Index API¶
The index module provides SQLite FTS5 full-text search capabilities.
Classes¶
CorpusIndex¶
SQLite FTS5 index for fast keyword-based search.
Parameters:
| Parameter | Type | Default | Description |
|---|---|---|---|
db_path |
Path \| str |
":memory:" |
Path to SQLite database file, or ":memory:" for in-memory |
Methods¶
build_from_directory¶
Build the index from a corpus directory.
Returns: Number of documents indexed.
Example:
from pathlib import Path
from ifcraftcorpus.index import CorpusIndex
index = CorpusIndex("corpus.db")
count = index.build_from_directory(Path("corpus"))
print(f"Indexed {count} documents")
add_document¶
Add a single parsed document to the index.
Returns: The document ID in the database.
search¶
def search(
self,
query: str,
*,
cluster: str | None = None,
limit: int = 10,
) -> list[SearchResult]
Search the index using FTS5 query syntax.
Parameters:
| Parameter | Type | Default | Description |
|---|---|---|---|
query |
str |
required | FTS5 search query |
cluster |
str \| None |
None |
Filter to specific cluster |
limit |
int |
10 |
Maximum results |
Returns: List of SearchResult objects ranked by BM25 score.
FTS5 Query Examples:
# Simple keyword search
results = index.search("dialogue")
# Phrase search
results = index.search('"character voice"')
# Boolean operators
results = index.search("tension OR suspense")

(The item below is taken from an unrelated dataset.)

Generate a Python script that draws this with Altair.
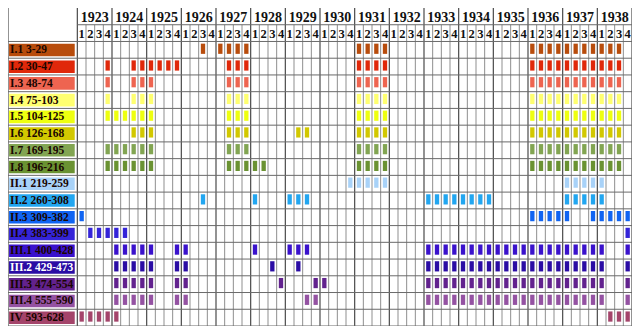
import altair as alt
import pandas as pd

# ---------------- data ----------------
years = list(range(1923, 1939))
quarter_labels = ["1", "2", "3", "4"]

row_labels = [
    "I.1 3-29", "I.2 30-47", "I.3 48-74", "I.4 75-103", "I.5 104-125",
    "I.6 126-168", "I.7 169-195", "I.8 196-216", "II.1 219-259",
    "II.2 260-308", "II.3 309-382", "II.4 383-399", "III.1 400-428",
    "III.2 429-473", "III.3 474-554", "III.4 555-590", "IV 593-628",
]
row_colors = [
    "#b84c0c", "#e0280a", "#ee6450", "#ffff70", "#eeff10",
    "#d2c800", "#82a552", "#6a9232", "#a8d2f8",
    "#22a6f0", "#1064f2", "#3424d8", "#3a12cc",
    "#2a0ca4", "#62228e", "#9452a2", "#a4446a",
]
label_text_colors = [
    "#1a0500", "#1a0500", "#1a0500", "#1a0500", "#1a0500",
    "#1a0500", "#1a0500", "#1a0500", "#1a0500",
    "#1a0500", "#1a0500", "#1a0500", "#1a0500",
    "#ffffff", "#1a0500", "#1a0500", "#1a0500",
]

# shared runs of quarters (explicit)
q1936_1938 = ["1936Q1", "1936Q2", "1936Q3", "1936Q4", "1937Q1", "1937Q2",
              "1937Q3", "1937Q4", "1938Q1", "1938Q2", "1938Q3"]
q1931 = ["1931Q1", "1931Q2", "1931Q3", "1931Q4"]
q1927 = ["1927Q2", "1927Q3", "1927Q4"]
q1933_1938 = ["1933Q1", "1933Q2", "1933Q3", "1933Q4", "1934Q1", "1934Q2",
              "1934Q3", "1934Q4", "1935Q1", "1935Q2", "1935Q3", "1935Q4",
              "1936Q1", "1936Q2", "1936Q3", "1936Q4", "1937Q1", "1937Q2",
              "1937Q3", "1937Q4", "1938Q1"]
q1924_1926 = ["1924Q1", "1924Q2", "1924Q3", "1924Q4", "1925Q1", "1925Q4", "1926Q1"]

i1 = ["1926Q3", "1927Q1", "1927Q2", "1927Q3", "1927Q4"] + q1931 + q1936_1938
i2 = ["1923Q4", "1924Q3", "1924Q4", "1925Q1", "1925Q2", "1925Q3", "1925Q4"] + q1927 + q1931 + q1936_1938
i3 = ["1923Q4", "1924Q3", "1924Q4", "1925Q1"] + q1927 + q1931 + q1936_1938
i4 = ["1923Q4", "1924Q3", "1924Q4", "1925Q1"] + q1927 + q1931 + q1936_1938
i5 = ["1923Q4", "1924Q1", "1924Q2", "1924Q3", "1924Q4", "1925Q1"] + q1927 + q1931 + q1936_1938
i6 = ["1924Q3", "1924Q4", "1925Q1"] + q1927 + ["1929Q2", "1929Q3"] + q1931 + q1936_1938
i7 = ["1923Q4", "1924Q1", "1924Q2", "1924Q3", "1924Q4", "1925Q1"] + q1927 + q1931 + q1936_1938
i8 = ["1923Q4", "1924Q1", "1924Q2", "1924Q3", "1924Q4", "1925Q1"] + q1927 + ["1928Q1", "1928Q2"] + q1931 + q1936_1938
ii1 = ["1930Q4"] + q1931 + ["1937Q1", "1937Q2", "1937Q3", "1937Q4", "1938Q1"]
ii2 = ["1926Q3", "1928Q1", "1929Q1", "1929Q2", "1929Q3",
       "1933Q1", "1933Q2", "1933Q3", "1933Q4", "1934Q1", "1934Q2", "1934Q3", "1934Q4",
       "1937Q1", "1937Q2", "1937Q3", "1937Q4", "1938Q1"]
ii3 = ["1923Q1", "1936Q1", "1936Q2", "1936Q3", "1936Q4", "1937Q1",
       "1937Q4", "1938Q1", "1938Q2", "1938Q3", "1938Q4"]
ii4 = ["1923Q2", "1923Q3", "1923Q4", "1924Q1", "1924Q2", "1938Q4"]
iii1 = q1924_1926 + ["1928Q1", "1929Q1", "1929Q2", "1929Q3"] + q1933_1938 + ["1938Q4"]
iii2 = q1924_1926 + ["1928Q3", "1929Q2"] + q1933_1938 + ["1938Q4"]
iii3 = q1924_1926 + ["1928Q4", "1929Q4", "1930Q1"] + q1933_1938 + ["1938Q4"]
iii4 = q1924_1926 + ["1929Q3", "1929Q4"] + q1933_1938 + ["1938Q4"]
iv = ["1923Q1", "1923Q2", "1923Q3", "1923Q4", "1924Q1", "1938Q2", "1938Q3", "1938Q4"]

row_periods = [i1, i2, i3, i4, i5, i6, i7, i8, ii1, ii2, ii3, ii4,
               iii1, iii2, iii3, iii4, iv]

# ---------------- tables ----------------
first_year = years[0]
n_cols = len(years) * 4
n_rows = len(row_labels)
label_cols = 8  # width of label column in quarter units


def col_of(p):
    return (int(p[:4]) - first_year) * 4 + int(p[5]) - 1


marks = []
for r, periods in enumerate(row_periods):
    for p in periods:
        c = col_of(p)
        marks.append({"x": c + 0.25, "x2": c + 0.75, "y": r + 0.13, "y2": r + 0.74,
                      "color": row_colors[r]})
marks_df = pd.DataFrame(marks)

labels_df = pd.DataFrame({
    "label": row_labels,
    "fill": row_colors,
    "tcolor": label_text_colors,
    "x": [-label_cols + 0.12] * n_rows,
    "x2": [-0.3] * n_rows,
    "y": [r + 0.13 for r in range(n_rows)],
    "y2": [r + 0.88 for r in range(n_rows)],
    "ym": [r + 0.53 for r in range(n_rows)],
})

year_df = pd.DataFrame({"year": [str(y) for y in years],
                        "x": [(y - first_year) * 4 + 2 for y in years],
                        "y": [-1.42] * len(years)})
quarter_df = pd.DataFrame({"q": [quarter_labels[c % 4] for c in range(n_cols)],
                           "x": [c + 0.5 for c in range(n_cols)],
                           "y": [-0.42] * n_cols})

qlines_df = pd.DataFrame({"x": [c for c in range(n_cols + 1) if c % 4 != 0]})
qlines_df["y"] = -1
qlines_df["y2"] = n_rows
ylines_df = pd.DataFrame({"x": [-label_cols] + [c for c in range(0, n_cols + 1, 4)]})
ylines_df["y"] = -2
ylines_df["y2"] = n_rows
hlines_df = pd.DataFrame({"y": list(range(0, n_rows + 1)) + [-1],
                          "x": [-label_cols] * (n_rows + 1) + [0],
                          "x2": [n_cols] * (n_rows + 2)})

xs = alt.Scale(domain=[-label_cols, n_cols], nice=False, zero=False)
ys = alt.Scale(domain=[-2, n_rows], nice=False, zero=False, reverse=True)
FONT = "Liberation Serif"

qlines = alt.Chart(qlines_df).mark_rule(color="#8f8f8f", strokeWidth=1).encode(
    x=alt.X("x:Q", scale=xs, axis=None),
    y=alt.Y("y:Q", scale=ys, axis=None), y2="y2:Q")
ylines = alt.Chart(ylines_df).mark_rule(color="#4a4a4a", strokeWidth=1.2).encode(
    x=alt.X("x:Q", scale=xs, axis=None),
    y=alt.Y("y:Q", scale=ys, axis=None), y2="y2:Q")
hlines = alt.Chart(hlines_df).mark_rule(color="#6a6a6a", strokeWidth=1).encode(
    y=alt.Y("y:Q", scale=ys, axis=None),
    x=alt.X("x:Q", scale=xs, axis=None), x2="x2:Q")

label_rects = alt.Chart(labels_df).mark_rect().encode(
    x=alt.X("x:Q", scale=xs, axis=None), x2="x2:Q",
    y=alt.Y("y:Q", scale=ys, axis=None), y2="y2:Q",
    color=alt.Color("fill:N", scale=None))
label_text = alt.Chart(labels_df).mark_text(
    align="left", baseline="middle", font=FONT, fontWeight="bold", fontSize=11.5, dx=1
).encode(
    x=alt.X("x:Q", scale=xs, axis=None),
    y=alt.Y("ym:Q", scale=ys, axis=None),
    text="label:N",
    color=alt.Color("tcolor:N", scale=None))

mark_rects = alt.Chart(marks_df).mark_rect().encode(
    x=alt.X("x:Q", scale=xs, axis=None), x2="x2:Q",
    y=alt.Y("y:Q", scale=ys, axis=None), y2="y2:Q",
    color=alt.Color("color:N", scale=None))

year_text = alt.Chart(year_df).mark_text(
    align="center", baseline="middle", font=FONT, fontWeight="bold", fontSize=14, color="#111"
).encode(x=alt.X("x:Q", scale=xs, axis=None), y=alt.Y("y:Q", scale=ys, axis=None), text="year:N")
quarter_text = alt.Chart(quarter_df).mark_text(
    align="center", baseline="middle", font=FONT, fontWeight="bold", fontSize=12.5, color="#111"
).encode(x=alt.X("x:Q", scale=xs, axis=None), y=alt.Y("y:Q", scale=ys, axis=None), text="q:N")

chart = alt.layer(
    qlines, ylines, hlines, label_rects, mark_rects, label_text, year_text, quarter_text
).properties(
    width=624, height=318, padding=0, autosize="none", background="white"
).configure_view(stroke=None)

chart.save("out.html", embed_options={"renderer": "svg", "actions": False})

results = index.search("horror NOT comedy")
# Prefix search
results = index.search("narrat*")
# Column-specific search
results = index.search("title:craft")
get_document¶
Retrieve a document by name with all sections.
list_documents¶
List all indexed documents.
list_clusters¶
List all clusters in the index.
document_count¶
Get total document count.
close¶
Close the database connection.
SearchResult¶
@dataclass
class SearchResult:
document_name: str
title: str
cluster: str
section_heading: str | None
content: str
score: float
topics: list[str]
Properties¶
source¶
Human-readable source reference.
Functions¶
build_index¶
Build and save a corpus index to a file.
Parameters:
| Parameter | Type | Description |
|---|---|---|
corpus_dir |
Path |
Path to corpus markdown files |
output_path |
Path |
Path for output SQLite database |
Returns: The built CorpusIndex instance.
Example:
from pathlib import Path
from ifcraftcorpus.index import build_index
index = build_index(
corpus_dir=Path("corpus"),
output_path=Path("dist/corpus.db")
)
print(f"Built index with {index.document_count()} documents")
Database Schema¶
The index uses three tables:
documents¶
Stores document metadata:
| Column | Type | Description |
|---|---|---|
id |
INTEGER | Primary key |
name |
TEXT | Document name (unique) |
path |
TEXT | Original file path |
title |
TEXT | Document title |
summary |
TEXT | Document summary |
cluster |
TEXT | Topic cluster |
topics |
TEXT | Comma-separated topics |
content_hash |
TEXT | Content hash for change detection |
sections¶
Stores document sections:
| Column | Type | Description |
|---|---|---|
id |
INTEGER | Primary key |
document_id |
INTEGER | Foreign key to documents |
heading |
TEXT | Section heading |
level |
INTEGER | Heading level (1-3) |
content |
TEXT | Section content |
line_start |
INTEGER | Line number in source |
corpus_fts¶
FTS5 virtual table for full-text search with Porter stemming and Unicode support.